The 55.6% of channel partners claiming deep AI subject-matter expertise, against a much smaller fraction with verifiable production deployments, is a meaningful gap for any enterprise negotiating a CX AI contract right now. Vendor claims and delivery track records are different documents, and most procurement processes don’t distinguish between them rigorously enough. NICE’s push to reposition CXone Mpower around AI orchestration and Google’s move to replace traditional IVR with semi-autonomous agents, meaning software that can handle customer interactions end-to-end without human routing, are both happening on 18-to-24-month timelines. That’s fast enough to make your current implementation partner selection a decision that either ages well or doesn’t.
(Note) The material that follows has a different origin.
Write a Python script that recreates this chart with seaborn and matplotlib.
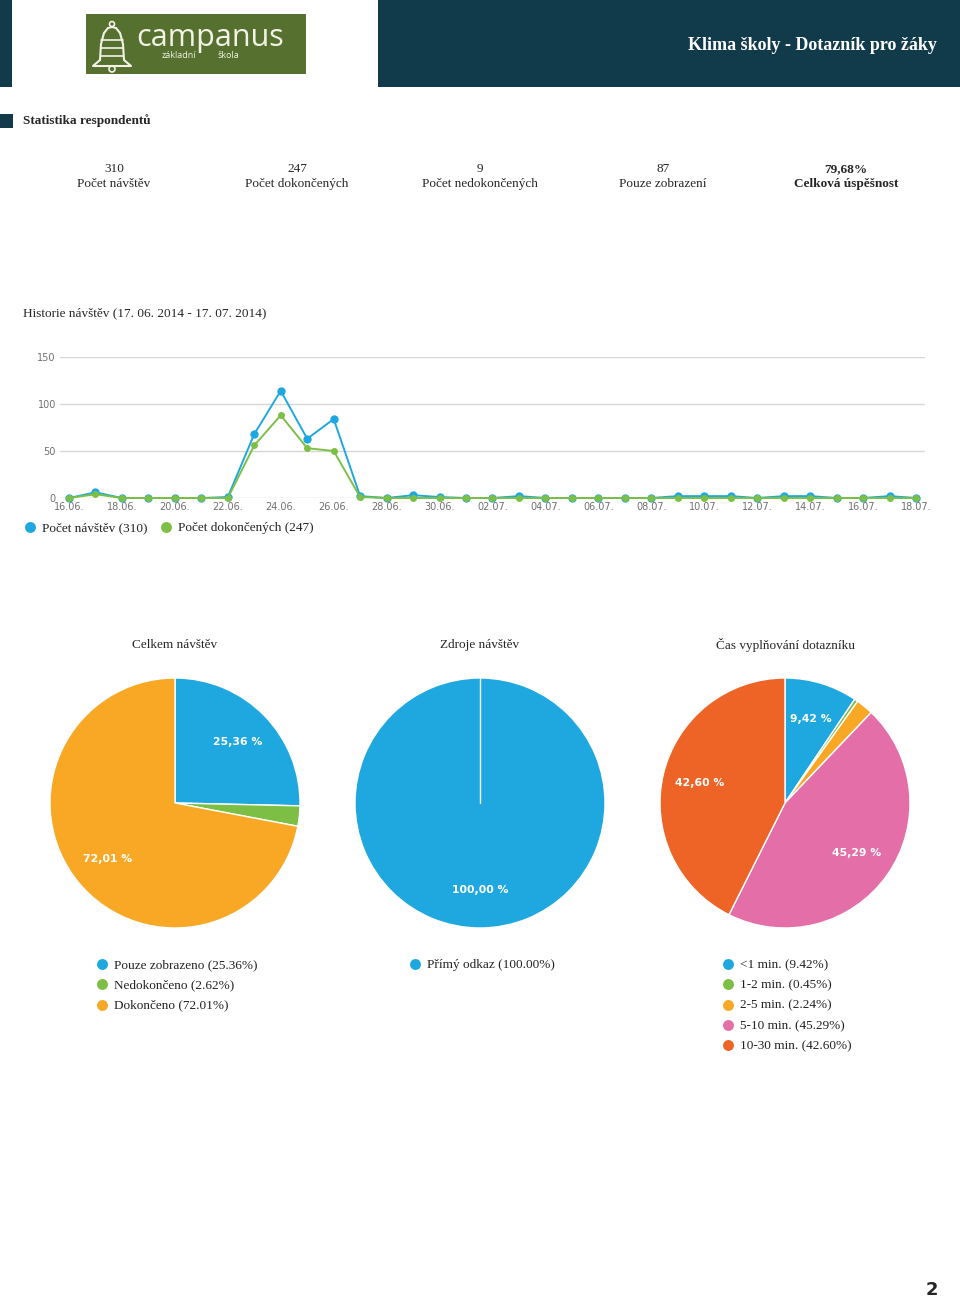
import pandas as pd
import matplotlib.pyplot as plt
import matplotlib.patches as mpatches
import seaborn as sns

# ---- data ----
dates = ["16.06.", "17.06.", "18.06.", "19.06.", "20.06.", "21.06.", "22.06.", "23.06.",
         "24.06.", "25.06.", "26.06.", "27.06.", "28.06.", "29.06.", "30.06.", "01.07.",
         "02.07.", "03.07.", "04.07.", "05.07.", "06.07.", "07.07.", "08.07.", "09.07.",
         "10.07.", "11.07.", "12.07.", "13.07.", "14.07.", "15.07.", "16.07.", "17.07.", "18.07."]
visits = [0, 6, 0, 0, 0, 0, 1, 68, 114, 63, 84, 2, 0, 3, 1, 0,
          0, 2, 0, 0, 0, 0, 0, 2, 2, 2, 0, 2, 2, 0, 0, 2, 0]
completed = [0, 4, 0, 0, 0, 0, 0, 56, 88, 53, 50, 1, 0, 0, 0, 0,
             0, 0, 0, 0, 0, 0, 0, 0, 0, 0, 0, 0, 0, 0, 0, 0, 0]
line_legend = ["Počet návštěv (310)", "Počet dokončených (247)"]

stat_values = ["310", "247", "9", "87", "79,68%"]
stat_labels = ["Počet návštěv", "Počet dokončených", "Počet nedokončených",
               "Pouze zobrazení", "Celková úspěšnost"]

pie_titles = ["Celkem návštěv", "Zdroje návštěv", "Čas vyplňování dotazníku"]
pie1_labels = ["Pouze zobrazeno", "Nedokončeno", "Dokončeno"]
pie1_values = [25.36, 2.62, 72.01]
pie2_labels = ["Přímý odkaz"]
pie2_values = [100.00]
pie3_labels = ["<1 min.", "1-2 min.", "2-5 min.", "5-10 min.", "10-30 min."]
pie3_values = [9.42, 0.45, 2.24, 45.29, 42.60]

BLUE, GREEN, ORANGE, PINK, RED = "#1fa8df", "#7dbf45", "#f9a825", "#e46ea8", "#ee6326"
DARK = "#113a4a"
pie_colors = [[BLUE, GREEN, ORANGE], [BLUE], [BLUE, GREEN, ORANGE, PINK, RED]]

sns.set_theme(style="white")
plt.rcParams["font.family"] = ["Liberation Serif", "DejaVu Sans"]

W, H = 960, 1298
fig = plt.figure(figsize=(W / 100, H / 100), dpi=100)


def rect(x0, y0, x1, y1):
    return [x0 / W, 1 - y1 / H, (x1 - x0) / W, (y1 - y0) / H]


# page layer for header / texts
page = fig.add_axes([0, 0, 1, 1])
page.set_xlim(0, W)
page.set_ylim(H, 0)
page.axis("off")

page.add_patch(mpatches.Rectangle((0, 0), 12, 87, color=DARK, lw=0))
page.add_patch(mpatches.Rectangle((378, 0), 582, 87, color=DARK, lw=0))
page.text(937, 45, "Klima školy - Dotazník pro žáky", color="white", fontsize=13,
          fontweight="bold", ha="right", va="center")

# logo
page.add_patch(mpatches.Rectangle((86, 14), 220, 60, color="#56702f", lw=0))
bell_x = [100, 101, 104, 108, 112, 116, 120, 123, 124, 131, 93, 100]
bell_y = [60, 44, 33, 28, 27, 28, 33, 44, 60, 66, 66, 60]
page.plot(bell_x, bell_y, color="#f2f2e6", lw=1.5)
for yy in [40, 48, 56]:
    page.plot([101, 123], [yy, yy], color="#f2f2e6", lw=1.2)
page.add_patch(mpatches.Circle((112, 24), 2.5, fill=False, ec="#f2f2e6", lw=1.2))
page.add_patch(mpatches.Circle((112, 69), 3, fill=False, ec="#f2f2e6", lw=1.2))
page.text(136, 38, "campanus", color="#f2f2e6", fontsize=22, family="Open Sans",
          ha="left", va="center")
page.text(162, 55, "základní", color="#f2f2e6", fontsize=6.5, family="Open Sans",
          ha="left", va="center")
page.text(218, 55, "škola", color="#f2f2e6", fontsize=6.5, family="Open Sans",
          ha="left", va="center")

# statistics block
page.add_patch(mpatches.Rectangle((0, 114), 13, 14, color=DARK, lw=0))
page.text(23, 121, "Statistika respondentů", fontsize=9.5, fontweight="bold",
          ha="left", va="center")
for i, (v, lab) in enumerate(zip(stat_values, stat_labels)):
    cx = 114 + i * 183
    fw = "bold" if i == len(stat_values) - 1 else "normal"
    page.text(cx, 169, v, fontsize=9.5, fontweight=fw, ha="center", va="center")
    page.text(cx, 184, lab, fontsize=9.5, fontweight=fw, ha="center", va="center")

page.text(23, 313, "Historie návštěv (17. 06. 2014 - 17. 07. 2014)", fontsize=9.5,
          ha="left", va="center")

# ---- line chart ----
days = list(range(len(dates)))
df = pd.DataFrame({"day": days + days,
                   "value": visits + completed,
                   "series": [line_legend[0]] * len(days) + [line_legend[1]] * len(days)})

ax = fig.add_axes(rect(60, 357, 925, 498))
ax.set_facecolor("none")
sns.lineplot(data=df[df["series"] == line_legend[0]], x="day", y="value", color=BLUE,
             marker="o", markersize=6, markeredgewidth=0, linewidth=1.4, ax=ax,
             legend=False, clip_on=False)
sns.lineplot(data=df[df["series"] == line_legend[1]], x="day", y="value", color=GREEN,
             marker="o", markersize=5, markeredgewidth=0, linewidth=1.4, ax=ax,
             legend=False, clip_on=False)
ax.set_xlim(-0.34, 32.34)
ax.set_ylim(0, 150)
ax.set_yticks([0, 50, 100, 150])
ax.set_xticks(days[::2])
ax.set_xticklabels(dates[::2])
ax.grid(axis="y", color="#d6d6d6", linewidth=1)
ax.grid(axis="x", visible=False)
for s in ax.spines.values():
    s.set_visible(False)
ax.tick_params(length=0, pad=3, labelsize=7, labelcolor="#707070")
for t in ax.get_xticklabels() + ax.get_yticklabels():
    t.set_family("DejaVu Sans")
ax.set_xlabel("")
ax.set_ylabel("")

for i, (lab, col) in enumerate(zip(line_legend, [BLUE, GREEN])):
    x0 = 30 + i * 136
    page.scatter([x0], [527], s=62, color=col, lw=0)
    page.text(x0 + 12, 528, lab, fontsize=9.5, ha="left", va="center", color="#222222")

# ---- pies ----
pies = [(pie1_labels, pie1_values), (pie2_labels, pie2_values), (pie3_labels, pie3_values)]
for k, ((labels, values), cols, title) in enumerate(zip(pies, pie_colors, pie_titles)):
    cx = 175 + k * 305
    page.text(cx, 645, title, fontsize=9.5, ha="center", va="center")
    pax = fig.add_axes(rect(cx - 126, 803 - 126, cx + 126, 803 + 126))
    wedges, _, autotexts = pax.pie(
        values, colors=cols, startangle=90, counterclock=False, radius=125 / 126,
        autopct="%.2f", pctdistance=0.7,
        wedgeprops=dict(edgecolor="white", linewidth=1),
        textprops=dict(color="white", fontsize=7.8, fontweight="bold",
                       family="DejaVu Sans"))
    # show the original percentages, only for the larger slices
    for t, v in zip(autotexts, values):
        t.set_text(f"{v:.2f} %".replace(".", ",") if v > 5 else "")
    if len(values) == 1:
        # single full slice: keep the white seam at its start edge
        pax.plot([0, 0], [0, 125 / 126], color="white", lw=1)
    pax.set_xlim(-1, 1)
    pax.set_ylim(-1, 1)
    pax.set_aspect("equal")
    pax.axis("off")

    lx = 102 + k * 313
    for j, (lab, v, col) in enumerate(zip(labels, values, cols)):
        yy = 964 + j * 20.3
        page.scatter([lx], [yy], s=62, color=col, lw=0)
        page.text(lx + 12, yy + 1, f"{lab} ({v:.2f}%)", fontsize=9.5, ha="left",
                  va="center", color="#222222")

page.text(932, 1290, "2", fontsize=13, fontweight="bold", family="DejaVu Sans",
          ha="center", va="center")

plt.savefig("out.png", dpi=100)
The analyst framing here, from Futurum, whose advisory business sells into the very channel ecosystem it’s forecasting, tilts optimistically on market growth timelines in ways that favor urgency. That optimism probably overstates how quickly deal volume will translate into production deployments. But the underlying dynamic is real regardless of the exact CAGR. If you’re renewing or initiating a CX AI implementation contract this year, the single thing worth weighting differently is documented production outcomes from comparable environments, not case study slides, actual before-and-after cost-to-serve numbers from a live deployment. Concentrix’s webinar is a credibility play; whether it converts depends on whether they show that evidence rather than describe it.